--- DATA LISTING ---

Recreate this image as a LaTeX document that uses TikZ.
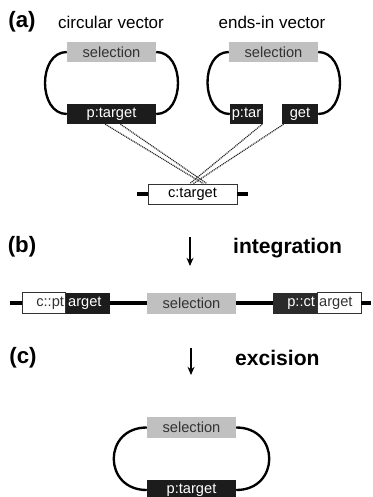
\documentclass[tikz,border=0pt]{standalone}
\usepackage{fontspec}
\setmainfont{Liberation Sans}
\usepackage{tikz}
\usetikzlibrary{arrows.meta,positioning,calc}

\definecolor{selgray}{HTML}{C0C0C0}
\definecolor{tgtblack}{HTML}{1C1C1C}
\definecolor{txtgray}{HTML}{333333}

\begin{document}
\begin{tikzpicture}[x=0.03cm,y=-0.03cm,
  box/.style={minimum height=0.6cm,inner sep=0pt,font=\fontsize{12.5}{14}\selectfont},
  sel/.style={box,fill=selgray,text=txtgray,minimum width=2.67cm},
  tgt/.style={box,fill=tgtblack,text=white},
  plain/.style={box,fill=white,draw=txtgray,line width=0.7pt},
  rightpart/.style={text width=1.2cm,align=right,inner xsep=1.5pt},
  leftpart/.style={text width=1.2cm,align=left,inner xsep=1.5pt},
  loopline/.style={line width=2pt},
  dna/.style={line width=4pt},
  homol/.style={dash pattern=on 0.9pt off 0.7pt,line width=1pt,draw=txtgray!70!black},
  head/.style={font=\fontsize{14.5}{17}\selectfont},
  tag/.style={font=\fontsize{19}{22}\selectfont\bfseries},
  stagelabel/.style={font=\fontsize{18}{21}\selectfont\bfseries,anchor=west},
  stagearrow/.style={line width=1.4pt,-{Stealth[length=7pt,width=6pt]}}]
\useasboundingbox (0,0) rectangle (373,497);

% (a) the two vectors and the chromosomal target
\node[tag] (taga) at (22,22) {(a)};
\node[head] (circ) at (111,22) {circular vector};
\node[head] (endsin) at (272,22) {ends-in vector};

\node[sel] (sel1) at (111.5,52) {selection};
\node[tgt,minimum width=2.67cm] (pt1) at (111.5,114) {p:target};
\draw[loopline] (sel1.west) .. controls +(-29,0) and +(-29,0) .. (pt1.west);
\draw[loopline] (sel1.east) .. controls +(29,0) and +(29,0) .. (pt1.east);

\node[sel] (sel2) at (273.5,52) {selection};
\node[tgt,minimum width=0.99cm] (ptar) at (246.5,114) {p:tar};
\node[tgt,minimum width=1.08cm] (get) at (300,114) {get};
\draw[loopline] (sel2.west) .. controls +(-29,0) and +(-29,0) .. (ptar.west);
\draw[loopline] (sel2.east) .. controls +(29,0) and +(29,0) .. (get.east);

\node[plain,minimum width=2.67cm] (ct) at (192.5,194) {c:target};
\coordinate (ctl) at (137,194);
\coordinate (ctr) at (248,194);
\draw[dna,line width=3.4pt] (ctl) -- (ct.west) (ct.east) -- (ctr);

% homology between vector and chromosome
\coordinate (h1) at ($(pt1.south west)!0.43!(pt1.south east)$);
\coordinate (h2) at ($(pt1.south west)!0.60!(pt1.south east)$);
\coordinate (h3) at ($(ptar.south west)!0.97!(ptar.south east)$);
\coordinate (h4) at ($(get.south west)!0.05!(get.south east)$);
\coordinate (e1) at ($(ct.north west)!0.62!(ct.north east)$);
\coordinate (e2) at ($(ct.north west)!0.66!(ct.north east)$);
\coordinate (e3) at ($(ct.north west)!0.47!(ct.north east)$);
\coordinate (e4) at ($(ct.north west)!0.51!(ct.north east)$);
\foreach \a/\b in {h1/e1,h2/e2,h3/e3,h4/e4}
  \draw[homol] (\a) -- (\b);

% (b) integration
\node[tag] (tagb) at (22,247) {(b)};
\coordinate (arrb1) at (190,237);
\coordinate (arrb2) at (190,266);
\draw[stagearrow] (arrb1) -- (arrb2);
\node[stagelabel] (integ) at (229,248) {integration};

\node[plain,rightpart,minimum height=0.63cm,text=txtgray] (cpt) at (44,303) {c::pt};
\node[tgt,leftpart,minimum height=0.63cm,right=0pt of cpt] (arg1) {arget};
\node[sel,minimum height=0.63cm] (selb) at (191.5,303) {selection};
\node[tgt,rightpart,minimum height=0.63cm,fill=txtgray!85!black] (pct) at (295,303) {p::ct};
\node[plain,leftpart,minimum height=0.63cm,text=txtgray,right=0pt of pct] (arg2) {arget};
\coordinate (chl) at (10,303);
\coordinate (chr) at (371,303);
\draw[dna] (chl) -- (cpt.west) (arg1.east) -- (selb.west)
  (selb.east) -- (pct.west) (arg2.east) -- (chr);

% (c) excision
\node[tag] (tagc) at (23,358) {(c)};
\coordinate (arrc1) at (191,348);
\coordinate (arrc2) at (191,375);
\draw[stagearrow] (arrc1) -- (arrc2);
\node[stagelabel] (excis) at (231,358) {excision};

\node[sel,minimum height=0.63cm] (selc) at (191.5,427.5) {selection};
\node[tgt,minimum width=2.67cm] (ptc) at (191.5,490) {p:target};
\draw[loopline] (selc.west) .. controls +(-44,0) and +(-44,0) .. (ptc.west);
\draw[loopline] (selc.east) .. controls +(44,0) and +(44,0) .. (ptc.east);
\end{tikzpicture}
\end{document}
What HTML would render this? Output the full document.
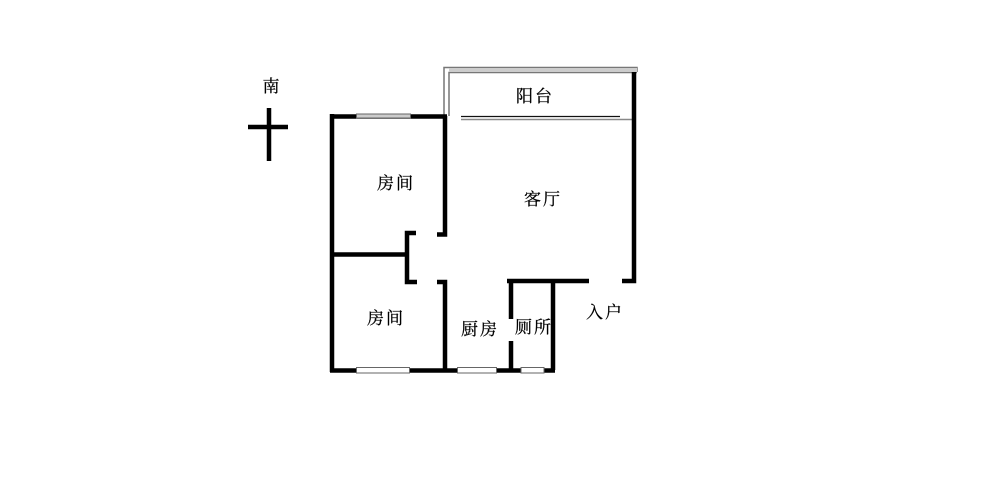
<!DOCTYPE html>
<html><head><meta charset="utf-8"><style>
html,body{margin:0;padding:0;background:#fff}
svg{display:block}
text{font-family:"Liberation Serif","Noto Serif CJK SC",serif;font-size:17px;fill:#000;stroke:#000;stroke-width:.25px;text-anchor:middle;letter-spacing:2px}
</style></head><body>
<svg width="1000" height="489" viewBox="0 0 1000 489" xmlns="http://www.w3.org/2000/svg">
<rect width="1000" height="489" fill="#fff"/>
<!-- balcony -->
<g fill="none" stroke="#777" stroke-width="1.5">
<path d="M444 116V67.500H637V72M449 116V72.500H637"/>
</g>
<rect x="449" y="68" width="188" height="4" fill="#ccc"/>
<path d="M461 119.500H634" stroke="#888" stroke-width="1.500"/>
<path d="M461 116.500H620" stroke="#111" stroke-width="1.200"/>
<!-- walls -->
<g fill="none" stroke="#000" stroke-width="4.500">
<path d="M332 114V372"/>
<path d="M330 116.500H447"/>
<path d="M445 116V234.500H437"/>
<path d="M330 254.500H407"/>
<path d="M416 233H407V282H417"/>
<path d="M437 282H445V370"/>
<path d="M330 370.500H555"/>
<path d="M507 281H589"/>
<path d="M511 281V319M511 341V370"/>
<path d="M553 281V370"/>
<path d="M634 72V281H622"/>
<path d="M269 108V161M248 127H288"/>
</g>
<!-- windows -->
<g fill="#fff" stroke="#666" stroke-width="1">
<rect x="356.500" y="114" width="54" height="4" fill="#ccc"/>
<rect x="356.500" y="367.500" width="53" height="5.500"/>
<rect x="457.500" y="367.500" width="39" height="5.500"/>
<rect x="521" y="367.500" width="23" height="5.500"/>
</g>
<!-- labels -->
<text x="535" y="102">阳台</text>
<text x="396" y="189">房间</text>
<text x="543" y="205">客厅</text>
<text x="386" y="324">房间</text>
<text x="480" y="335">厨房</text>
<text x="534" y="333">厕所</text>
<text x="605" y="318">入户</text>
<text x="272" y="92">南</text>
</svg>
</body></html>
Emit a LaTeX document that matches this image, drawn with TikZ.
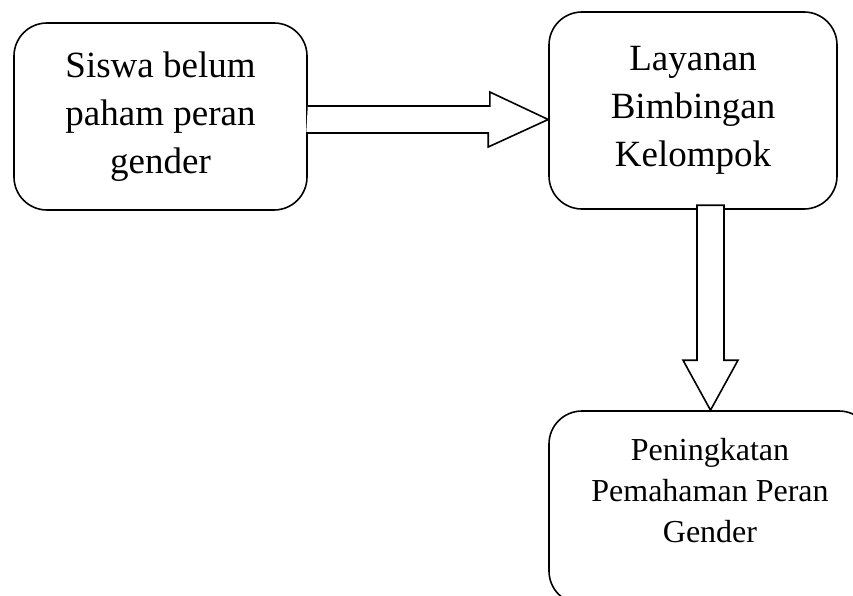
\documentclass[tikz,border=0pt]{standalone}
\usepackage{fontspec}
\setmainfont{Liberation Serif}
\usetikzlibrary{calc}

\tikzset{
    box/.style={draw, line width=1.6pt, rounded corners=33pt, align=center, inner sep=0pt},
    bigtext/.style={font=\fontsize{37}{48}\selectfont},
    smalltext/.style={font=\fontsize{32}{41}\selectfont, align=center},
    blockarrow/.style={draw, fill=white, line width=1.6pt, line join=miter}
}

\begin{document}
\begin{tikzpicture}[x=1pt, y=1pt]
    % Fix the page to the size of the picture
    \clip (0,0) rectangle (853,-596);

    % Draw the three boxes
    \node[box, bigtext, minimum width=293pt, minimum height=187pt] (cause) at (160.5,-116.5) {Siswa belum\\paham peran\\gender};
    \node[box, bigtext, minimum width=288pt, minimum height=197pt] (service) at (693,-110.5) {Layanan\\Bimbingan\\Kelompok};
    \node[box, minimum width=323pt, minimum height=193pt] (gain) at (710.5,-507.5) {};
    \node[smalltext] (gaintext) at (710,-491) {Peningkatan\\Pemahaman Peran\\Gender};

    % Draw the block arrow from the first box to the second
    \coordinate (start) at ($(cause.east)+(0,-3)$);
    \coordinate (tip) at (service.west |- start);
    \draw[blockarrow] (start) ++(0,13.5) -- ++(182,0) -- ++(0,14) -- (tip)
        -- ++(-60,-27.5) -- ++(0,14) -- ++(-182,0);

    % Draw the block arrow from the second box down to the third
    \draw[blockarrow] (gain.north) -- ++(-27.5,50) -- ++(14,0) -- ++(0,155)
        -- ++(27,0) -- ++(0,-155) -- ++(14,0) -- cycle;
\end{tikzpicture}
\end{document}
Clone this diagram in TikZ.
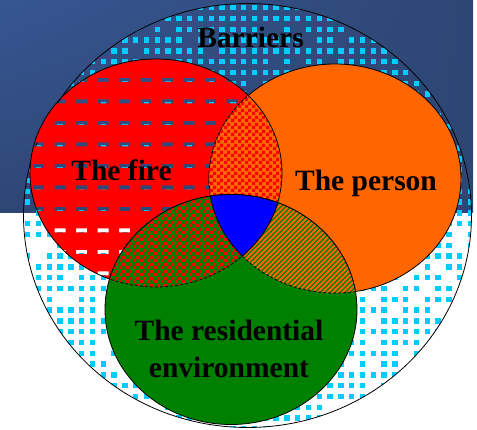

---

WRITTEN EXERCISE: Report only how many lines in the records contain the word "image".

CORRECT ANSWER: 2